9. Regulatory agenda
The recent report from the Royal commission into Misconduct in the Banking, Superannuation and Financial Services Industry put out 15 regulations that are relevant to the core areas of insurance. The Government then went on to announce its intention to ensure that each of the recommendations of the royal commission was implemented. This has set up an ambitious regulatory environment for insurers to comply with. With the critical focus on identifying and addressing potential causes for harm to consumers, the regulatory agenda touches all aspects of the relationship and the interactions between insurers and their customers. This includes selling and distribution practices and methodologies, pre-contractual disclosure obligations, the claims handling process and ensuring that the contract terms of insurers are just and fair. In the fast changing regulatory environment, those insurers who are agile and who can display the flexibility to quickly and efficiently embrace the regulatory changes that are mandated from time to time will be the leaders in the field and therefore the ones who stand to gain the most.

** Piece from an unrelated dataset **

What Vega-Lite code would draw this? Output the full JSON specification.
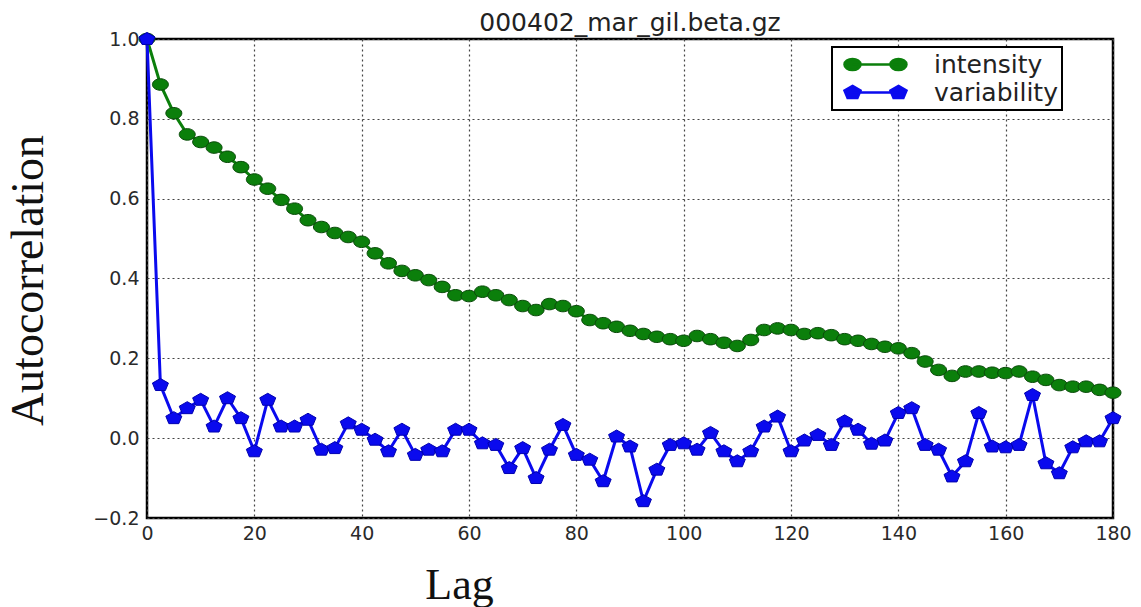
{
  "$schema": "https://vega.github.io/schema/vega-lite/v6.json",
  "width": 966,
  "height": 479,
  "autosize": "none",
  "padding": {"left": 147, "top": 39, "right": 28, "bottom": 89},
  "background": "white",
  "title": {"text": "000402_mar_gil.beta.gz", "font": "DejaVu Sans", "fontSize": 25, "fontWeight": "normal", "color": "#222222", "frame": "group", "offset": -6},
  "config": {
    "view": {"stroke": "black", "strokeWidth": 2.5},
    "axis": {"labelFont": "DejaVu Sans", "labelFontSize": 19, "labelColor": "#2a2a2a", "labelFlush": false, "labelOverlap": false, "domain": false, "ticks": false, "gridColor": "#444444", "gridDash": [2, 3], "gridWidth": 1.2, "gridOpacity": 1}
  },
  "data": {"values": [
    {"lag":0,"series":"intensity","value":1.0},{"lag":2.5,"series":"intensity","value":0.886},{"lag":5,"series":"intensity","value":0.814},{"lag":7.5,"series":"intensity","value":0.761},{"lag":10,"series":"intensity","value":0.742},{"lag":12.5,"series":"intensity","value":0.728},{"lag":15,"series":"intensity","value":0.705},{"lag":17.5,"series":"intensity","value":0.679},{"lag":20,"series":"intensity","value":0.648},{"lag":22.5,"series":"intensity","value":0.625},{"lag":25,"series":"intensity","value":0.597},{"lag":27.5,"series":"intensity","value":0.575},{"lag":30,"series":"intensity","value":0.546},{"lag":32.5,"series":"intensity","value":0.529},{"lag":35,"series":"intensity","value":0.514},{"lag":37.5,"series":"intensity","value":0.504},{"lag":40,"series":"intensity","value":0.492},{"lag":42.5,"series":"intensity","value":0.463},{"lag":45,"series":"intensity","value":0.438},{"lag":47.5,"series":"intensity","value":0.419},{"lag":50,"series":"intensity","value":0.408},{"lag":52.5,"series":"intensity","value":0.396},{"lag":55,"series":"intensity","value":0.379},{"lag":57.5,"series":"intensity","value":0.358},{"lag":60,"series":"intensity","value":0.356},{"lag":62.5,"series":"intensity","value":0.367},{"lag":65,"series":"intensity","value":0.358},{"lag":67.5,"series":"intensity","value":0.346},{"lag":70,"series":"intensity","value":0.331},{"lag":72.5,"series":"intensity","value":0.321},{"lag":75,"series":"intensity","value":0.336},{"lag":77.5,"series":"intensity","value":0.331},{"lag":80,"series":"intensity","value":0.318},{"lag":82.5,"series":"intensity","value":0.296},{"lag":85,"series":"intensity","value":0.288},{"lag":87.5,"series":"intensity","value":0.279},{"lag":90,"series":"intensity","value":0.269},{"lag":92.5,"series":"intensity","value":0.261},{"lag":95,"series":"intensity","value":0.254},{"lag":97.5,"series":"intensity","value":0.248},{"lag":100,"series":"intensity","value":0.244},{"lag":102.5,"series":"intensity","value":0.256},{"lag":105,"series":"intensity","value":0.248},{"lag":107.5,"series":"intensity","value":0.239},{"lag":110,"series":"intensity","value":0.231},{"lag":112.5,"series":"intensity","value":0.246},{"lag":115,"series":"intensity","value":0.271},{"lag":117.5,"series":"intensity","value":0.275},{"lag":120,"series":"intensity","value":0.271},{"lag":122.5,"series":"intensity","value":0.261},{"lag":125,"series":"intensity","value":0.263},{"lag":127.5,"series":"intensity","value":0.258},{"lag":130,"series":"intensity","value":0.248},{"lag":132.5,"series":"intensity","value":0.244},{"lag":135,"series":"intensity","value":0.236},{"lag":137.5,"series":"intensity","value":0.229},{"lag":140,"series":"intensity","value":0.225},{"lag":142.5,"series":"intensity","value":0.213},{"lag":145,"series":"intensity","value":0.192},{"lag":147.5,"series":"intensity","value":0.171},{"lag":150,"series":"intensity","value":0.156},{"lag":152.5,"series":"intensity","value":0.167},{"lag":155,"series":"intensity","value":0.167},{"lag":157.5,"series":"intensity","value":0.164},{"lag":160,"series":"intensity","value":0.163},{"lag":162.5,"series":"intensity","value":0.167},{"lag":165,"series":"intensity","value":0.154},{"lag":167.5,"series":"intensity","value":0.146},{"lag":170,"series":"intensity","value":0.133},{"lag":172.5,"series":"intensity","value":0.129},{"lag":175,"series":"intensity","value":0.129},{"lag":177.5,"series":"intensity","value":0.121},{"lag":180,"series":"intensity","value":0.114},
    {"lag":0,"series":"variability","value":1.0},{"lag":2.5,"series":"variability","value":0.133},{"lag":5,"series":"variability","value":0.05},{"lag":7.5,"series":"variability","value":0.075},{"lag":10,"series":"variability","value":0.096},{"lag":12.5,"series":"variability","value":0.029},{"lag":15,"series":"variability","value":0.1},{"lag":17.5,"series":"variability","value":0.05},{"lag":20,"series":"variability","value":-0.033},{"lag":22.5,"series":"variability","value":0.096},{"lag":25,"series":"variability","value":0.029},{"lag":27.5,"series":"variability","value":0.029},{"lag":30,"series":"variability","value":0.046},{"lag":32.5,"series":"variability","value":-0.029},{"lag":35,"series":"variability","value":-0.025},{"lag":37.5,"series":"variability","value":0.037},{"lag":40,"series":"variability","value":0.021},{"lag":42.5,"series":"variability","value":-0.004},{"lag":45,"series":"variability","value":-0.033},{"lag":47.5,"series":"variability","value":0.021},{"lag":50,"series":"variability","value":-0.042},{"lag":52.5,"series":"variability","value":-0.029},{"lag":55,"series":"variability","value":-0.033},{"lag":57.5,"series":"variability","value":0.021},{"lag":60,"series":"variability","value":0.021},{"lag":62.5,"series":"variability","value":-0.013},{"lag":65,"series":"variability","value":-0.017},{"lag":67.5,"series":"variability","value":-0.075},{"lag":70,"series":"variability","value":-0.025},{"lag":72.5,"series":"variability","value":-0.1},{"lag":75,"series":"variability","value":-0.029},{"lag":77.5,"series":"variability","value":0.033},{"lag":80,"series":"variability","value":-0.042},{"lag":82.5,"series":"variability","value":-0.054},{"lag":85,"series":"variability","value":-0.108},{"lag":87.5,"series":"variability","value":0.004},{"lag":90,"series":"variability","value":-0.021},{"lag":92.5,"series":"variability","value":-0.158},{"lag":95,"series":"variability","value":-0.079},{"lag":97.5,"series":"variability","value":-0.017},{"lag":100,"series":"variability","value":-0.013},{"lag":102.5,"series":"variability","value":-0.029},{"lag":105,"series":"variability","value":0.013},{"lag":107.5,"series":"variability","value":-0.033},{"lag":110,"series":"variability","value":-0.058},{"lag":112.5,"series":"variability","value":-0.033},{"lag":115,"series":"variability","value":0.029},{"lag":117.5,"series":"variability","value":0.054},{"lag":120,"series":"variability","value":-0.033},{"lag":122.5,"series":"variability","value":-0.006},{"lag":125,"series":"variability","value":0.008},{"lag":127.5,"series":"variability","value":-0.017},{"lag":130,"series":"variability","value":0.042},{"lag":132.5,"series":"variability","value":0.021},{"lag":135,"series":"variability","value":-0.014},{"lag":137.5,"series":"variability","value":-0.006},{"lag":140,"series":"variability","value":0.063},{"lag":142.5,"series":"variability","value":0.075},{"lag":145,"series":"variability","value":-0.017},{"lag":147.5,"series":"variability","value":-0.029},{"lag":150,"series":"variability","value":-0.096},{"lag":152.5,"series":"variability","value":-0.058},{"lag":155,"series":"variability","value":0.063},{"lag":157.5,"series":"variability","value":-0.021},{"lag":160,"series":"variability","value":-0.023},{"lag":162.5,"series":"variability","value":-0.017},{"lag":165,"series":"variability","value":0.108},{"lag":167.5,"series":"variability","value":-0.063},{"lag":170,"series":"variability","value":-0.088},{"lag":172.5,"series":"variability","value":-0.023},{"lag":175,"series":"variability","value":-0.008},{"lag":177.5,"series":"variability","value":-0.008},{"lag":180,"series":"variability","value":0.05}
  ]},
  "encoding": {
    "x": {"field": "lag", "type": "quantitative", "scale": {"domain": [0, 180], "nice": false, "zero": false},
      "axis": {"values": [0,20,40,60,80,100,120,140,160,180], "format": "d", "labelPadding": 6, "title": "Lag", "titleFont": "Liberation Serif", "titleFontSize": 44, "titleFontWeight": "normal", "titleColor": "#111111", "titleX": 312, "titleY": 80, "titleBaseline": "alphabetic", "titleAlign": "center"}},
    "y": {"field": "value", "type": "quantitative", "scale": {"domain": [-0.2, 1.0], "nice": false, "zero": false},
      "axis": {"values": [-0.2,0,0.2,0.4,0.6,0.8,1.0], "format": ".1f", "labelPadding": 8, "title": "Autocorrelation", "titleFont": "Liberation Serif", "titleFontSize": 46, "titleFontWeight": "normal", "titleColor": "#111111", "titleX": -105, "titleY": 241, "titleAngle": -90, "titleBaseline": "alphabetic", "titleAlign": "center"}}
  },
  "layer": [
    {
      "mark": {"type": "line", "strokeWidth": 3},
      "encoding": {
        "color": {"field": "series", "type": "nominal",
          "scale": {"domain": ["intensity", "variability"], "range": ["#0b7f0b", "#0a0aee"]},
          "legend": {
            "orient": "none", "legendX": 685, "legendY": 8, "title": null,
            "strokeColor": "black", "fillColor": "white", "padding": 4,
            "labelFont": "DejaVu Sans", "labelFontSize": 25, "labelColor": "#222222",
            "symbolSize": 576, "labelOffset": 71, "rowPadding": 1,
            "encode": {
              "legend": {"update": {"strokeWidth": {"value": 2}}},
              "symbols": {"update": {
                "shape": {"signal": "datum.value === 'intensity' ? 'M0.25,0 L4.08,0 M-0.42,0 A0.67,0.46 0 1,0 0.92,0 A0.67,0.46 0 1,0 -0.42,0 Z M3.41,0 A0.67,0.46 0 1,0 4.75,0 A0.67,0.46 0 1,0 3.41,0 Z' : 'M0.25,0 L4.08,0 M0.25,-0.55 L0.92,-0.17 L0.66,0.45 L-0.16,0.45 L-0.42,-0.17 Z M4.08,-0.55 L4.75,-0.17 L4.49,0.45 L3.67,0.45 L3.41,-0.17 Z'"},
                "fill": {"signal": "datum.value === 'intensity' ? '#0b7f0b' : '#0a0aee'"},
                "stroke": {"signal": "datum.value === 'intensity' ? '#0b7f0b' : '#0a0aee'"},
                "strokeWidth": {"value": 2.5},
                "opacity": {"value": 1}
              }}
            }
          }}
      }
    },
    {
      "transform": [{"filter": "datum.series === 'intensity'"}],
      "mark": {"type": "point", "filled": true, "size": 256, "opacity": 1, "strokeWidth": 1, "stroke": "#0a4a0a", "shape": "M-1,0 A1,0.72 0 1,0 1,0 A1,0.72 0 1,0 -1,0 Z"},
      "encoding": {
        "color": {"field": "series", "type": "nominal"}
      }
    },
    {
      "transform": [{"filter": "datum.series === 'variability'"}],
      "mark": {"type": "point", "filled": true, "size": 256, "opacity": 1, "strokeWidth": 1, "stroke": "#0000b0", "shape": "M0,-0.82 L1,-0.25 L0.62,0.68 L-0.62,0.68 L-1,-0.25 Z"},
      "encoding": {
        "color": {"field": "series", "type": "nominal"}
      }
    }
  ]
}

10. Investment returns — low interest rates
In Australia, interest rates have fallen by more than 80% since 2011 In 2019, the official cash rate fell from a high of 4.75% to a low of 0.75%. Similar reductions are seen across the yield curve. As investment income for the insurance industry includes income on all asset classes and capital gains income, there has not been an immediate downward trend in the cash rate. This is because it takes time for the assets to mature and then be reinvested. And this leads to a lower interest income only after the new money is reinvested. However, the trend is all too clear — lower interest rates are here to stay.